Concerns are being raised about the impact on the local community if plans for an artificial grass pitch at the home of Longwell Green Sports FC are given the go-ahead.
The site is behind the community centre in Shellards Road and the planning application has been lodged with South Gloucestershire Council by Longwell Green Community Association. The proposed sporting facilities also include spectator stands, 4.5m high fencing and gates, replacement floodlights and acoustic mounds.
Concerns include the erosion of public open space, with back-to-back bookings on the pitch; noise (including from revellers using the centre’s sports bar after late-night matches); light pollution; an increase in traffic and parking problems; and flood risk.
However, scores of comments of support for have also been lodged. The new pitch will replace a grass football pitch and enable increased sporting provision and facilities for their players, as well as local community sports clubs and visiting groups.
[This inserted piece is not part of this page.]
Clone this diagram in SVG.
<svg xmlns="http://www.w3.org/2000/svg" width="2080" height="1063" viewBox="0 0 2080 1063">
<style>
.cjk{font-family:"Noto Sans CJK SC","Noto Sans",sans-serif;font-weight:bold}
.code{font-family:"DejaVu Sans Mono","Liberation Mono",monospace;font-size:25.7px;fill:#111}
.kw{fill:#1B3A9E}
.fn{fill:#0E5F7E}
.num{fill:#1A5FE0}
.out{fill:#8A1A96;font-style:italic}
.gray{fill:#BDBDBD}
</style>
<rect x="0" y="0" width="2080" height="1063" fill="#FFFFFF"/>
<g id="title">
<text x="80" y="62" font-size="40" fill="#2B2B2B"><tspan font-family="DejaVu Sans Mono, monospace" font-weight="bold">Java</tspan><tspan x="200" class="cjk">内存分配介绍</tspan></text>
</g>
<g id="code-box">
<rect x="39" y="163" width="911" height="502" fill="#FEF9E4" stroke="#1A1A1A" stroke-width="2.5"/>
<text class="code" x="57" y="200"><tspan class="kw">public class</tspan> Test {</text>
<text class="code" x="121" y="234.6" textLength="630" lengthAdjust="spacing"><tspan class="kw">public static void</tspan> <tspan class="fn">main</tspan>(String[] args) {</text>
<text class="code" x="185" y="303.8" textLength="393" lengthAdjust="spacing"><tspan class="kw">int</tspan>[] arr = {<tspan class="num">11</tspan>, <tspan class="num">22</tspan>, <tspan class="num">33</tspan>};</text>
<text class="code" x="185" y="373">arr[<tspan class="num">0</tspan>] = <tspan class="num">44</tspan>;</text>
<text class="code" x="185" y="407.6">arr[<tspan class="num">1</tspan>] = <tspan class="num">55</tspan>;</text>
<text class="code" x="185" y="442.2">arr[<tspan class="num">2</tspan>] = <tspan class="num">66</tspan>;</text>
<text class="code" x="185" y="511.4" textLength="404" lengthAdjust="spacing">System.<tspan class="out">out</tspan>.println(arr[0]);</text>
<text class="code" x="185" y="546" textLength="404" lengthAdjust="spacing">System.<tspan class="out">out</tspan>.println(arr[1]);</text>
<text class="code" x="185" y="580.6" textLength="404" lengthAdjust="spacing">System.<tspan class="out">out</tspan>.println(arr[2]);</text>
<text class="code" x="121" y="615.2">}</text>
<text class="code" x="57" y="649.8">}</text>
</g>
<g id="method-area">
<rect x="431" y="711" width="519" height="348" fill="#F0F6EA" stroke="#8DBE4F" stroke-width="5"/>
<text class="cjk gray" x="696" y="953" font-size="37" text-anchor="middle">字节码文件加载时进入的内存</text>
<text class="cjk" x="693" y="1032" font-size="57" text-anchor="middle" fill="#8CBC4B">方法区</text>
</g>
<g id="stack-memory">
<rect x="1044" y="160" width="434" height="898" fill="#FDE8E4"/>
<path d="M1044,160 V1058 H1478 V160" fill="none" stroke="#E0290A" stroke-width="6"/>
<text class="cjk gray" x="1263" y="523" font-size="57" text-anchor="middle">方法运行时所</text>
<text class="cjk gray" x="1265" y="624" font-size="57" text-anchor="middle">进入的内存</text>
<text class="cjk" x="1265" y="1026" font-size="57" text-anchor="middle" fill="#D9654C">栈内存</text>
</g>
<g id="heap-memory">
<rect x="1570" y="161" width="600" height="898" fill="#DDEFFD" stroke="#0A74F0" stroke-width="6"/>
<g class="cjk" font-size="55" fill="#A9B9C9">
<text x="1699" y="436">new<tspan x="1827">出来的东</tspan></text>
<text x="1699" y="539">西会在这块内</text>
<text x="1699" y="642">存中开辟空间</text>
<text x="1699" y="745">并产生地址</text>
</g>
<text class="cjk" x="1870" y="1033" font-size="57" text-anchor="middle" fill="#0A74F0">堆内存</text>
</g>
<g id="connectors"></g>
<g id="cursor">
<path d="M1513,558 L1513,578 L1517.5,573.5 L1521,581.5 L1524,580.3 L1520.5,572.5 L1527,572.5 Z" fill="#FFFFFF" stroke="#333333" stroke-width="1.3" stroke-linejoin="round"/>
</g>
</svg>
The application says there will be no unacceptable level of impact or harm to neighbours or the local environment from noise, light, flood risk or transport-related issues. Although acknowledging there will be increased traffic movements, the application says there is enough parking provision on site for all club players and community visitors and there will be a travel plan/parking management plan in place.
Alan Jones, chair of Hanham District Green Belt Conservation Society, has highlighted the group’s concerns to the council: “We are keen protectors of green spaces and seek to encourage greater use of these precious areas, but following request from a member, we have taken a detailed review of the current proposals for an artificial grass pitch (AGP) at Longwell Green Community Centre.
“The close residents to these proposals have received no consultation with either the community centre, nor Longwell Green Sports FC – notification of the proposals came ‘out of the blue’ and has caused considerable unease. The close proximity of the proposals to residents, particularly in Palmdale (Close), should surely have warranted discussion from representatives before submission of an application as intrusive as this.
“Had the club made the effort to contact these close residents, they would have learnt of the current nuisance encountered by them and taken these into account in the application.”
The society says the acoustic report with the application does nothing to mitigate concerns: “No readings from actual matches on the current pitch have been undertaken, instead the report is based on selective comparison of ‘match’ sound readings from unrelated sports locations. The acoustic report includes comparison of these unrelated locations, the current ambient levels at the proposed site, and the effects of a timber fence. Astoundingly, they conclude that throughout play on the AGP, the noise impact on surrounding premises will be marginally higher than the background readings taken between 7pm and 8pm on a non-match evening. This is incredulous.”
He continues: “The application demonstrates continual operational hours between 9am and 10pm every Monday to Saturday and 9am to 8pm on Sundays and bank holidays. This is relentless! The aspiration in the documentation that within 15 minutes of cessation of on-field play the facility will be vacated and ‘locked down’ appears unrealistic.”
Regarding traffic, he says: “Increased use of facilities has been identified within the application proposals and will inevitably bring further traffic and parking. We are disappointed that South Gloucestershire Council’s Transport Development Control have registered ‘no comment’ on this issue. The large membership of Longwell Green Sports FC demonstrates how active the club is, but it must be remembered that the community centre is for all, not just one activity.”
He adds that while the society accepts that an AGP would provide improved sports provision, the proposals as they stand are flawed and should be refused.
There is a Scout hut in the grounds of the community centre and in a letter to the council, the group Scout leader says: “With the current state of the parking at the premises it falls on leaders to keep their wits about them and stop a child from being hurt seriously by the frankly reckless driving. If you add extra traffic, there will be a lot more issues with accidents. I feel this hasn’t been taken into consideration.”
In a letter, Chris Wyrill, chairman and trustee at Longwell Green Community Centre, tells the council that the centre is self-funding and cannot afford to help in any funding of the new sporting facilities: “However, and most significantly, the centre would benefit greatly from the development. Currently every time games are cancelled due to bad weather and pitches are unplayable, we lose out on users visiting the centre, which severely reduces our income by several thousands of pounds each year. This income is so important and supports the day-to-day operational cost of the centre, so for us the development is essential to help improve our income and financial position to support other community activities.”
One local resident, speaking at the remote meeting of Oldland Parish Council last week, said the football club have “ambushed” members to show their support for the application, hence the deluge of comments backing it on South Gloucestershire Council’s website.
Parish councillors said the proposals present a great opportunity for Longwell Green Community Centre and the community, but stress local concerns need to be heard and carefully considered. They want the South Gloucestershire ward councillors Toby Savage and Christine Price to ‘call in’ the application for consideration by the Development Management Committee.
Football club chairman John Gibbs spoke to parish councillors at their previous meeting about the application when he told them he wants to work with local residents in addressing their concerns.